I had a great time at Wigstock. I performed in an amazing number, it was a beautiful day, I had lots of friends around me. But, I must say that as I milled about the backstage at Wigstock and looked out into the audience, I felt that there was a certain vitality missing. Not having been at a Wigstock before, I can't really know that anything was missing, but I could feel a gap where a power and strength and purpose once existed. NONETHELESS, I thought it was a great day and even more great that the event actually happened. If it is a revitalization and a resurgence that we are looking for, we won't find it or be able to create it if there is no medium for it. First we bring back Wigstock, then we collect and feature the new and existing Wiggies who have the voices of change we need. And, although I found myself thinking, "this is another example of how the East Village is not what it used to be," I must remind myself that progress often backtracks for years before it can go farther than it has gone before.

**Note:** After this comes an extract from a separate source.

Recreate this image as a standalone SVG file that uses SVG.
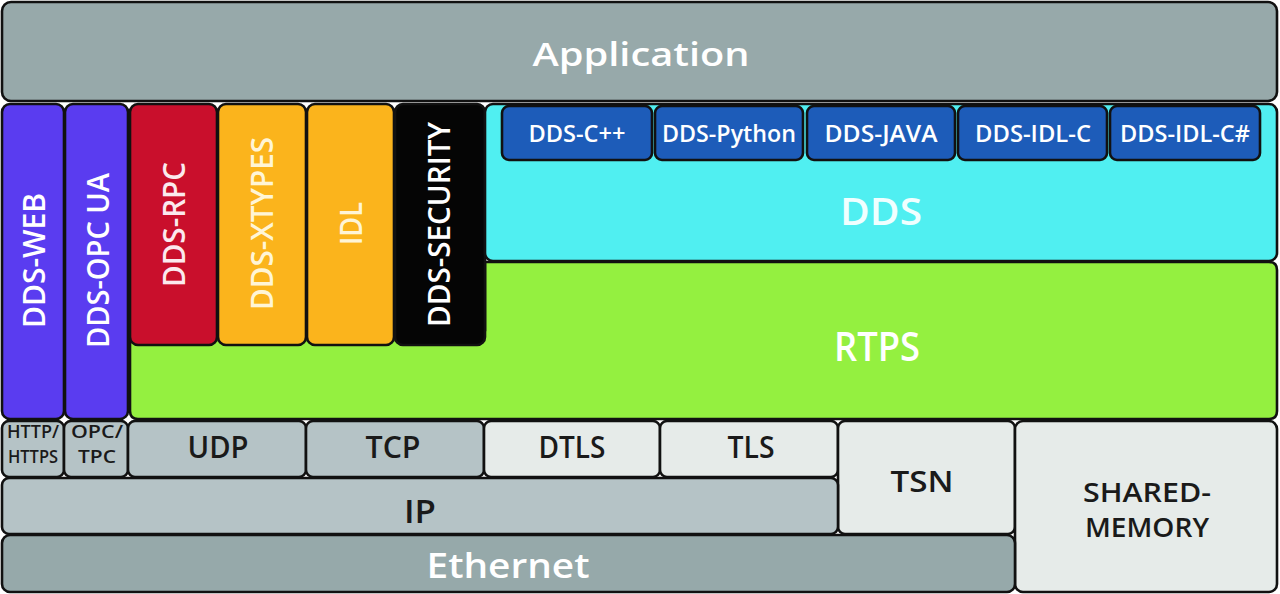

I do believe there is something to be done here, and I think HOWL was momentous in marking that. I don't believe that Howl was a museum tour through a relic of the East Village. I believe it was a forum for the new to meet the old-- and not in a boring, meeting-style discussion. It was a forum that happened in action, on the stage, on the screen, in the streets. I attended the final event of HOWL last night. It was a film screening that brought together veteran and amateur filmmakers, and asked that they describe what the East Village means to them in a 5 minute, digital video piece. The pieces ranged from documentary to fiction created by such filmmakers as Bill Morrisson, Alex Meilier, Roland Legiardi-Laura, Nick Zedd, Richard Sandler, Ilya Chaiken, Steve Buscemi, and others. Watching these contemporary images of what is still being felt in the Village made me realize that vitality still exists under these streets, but we are needing ways to tap it into our daily lives, into a community. Steve Buscemi's piece, "Luna Macaroona" about The Alien Comic and the Full Moon crew, was not a sad remembrance of what was; it was inspiration for what could be. Nick Zedd's episode of his "Electra Elf and Fluffer" series had Electra Elf bringing to life all of the little, multi-colored haired, toy trolls to run out all of the zombie-cloned tourists!! Ryan Kelly and I were just talking about how we are starting to see more and more living art on the streets: crazy art-o-mobiles being driven around town; loony, lady Midwestern transplants walking down the streets lifting her skirt and showing off her cooch to all the zombie tourists.

OK, maybe I'm just excited because I've never before performed in front of so many people as I did at Wigstock... WHAT A FUCKING RUSH!!!...,
OR, maybe I'm just naive...
...but I swear something is happening. Fluffernutter, I'll meet you on the street.

(and, thank you Sweetie for that experience. It was truly amazing!)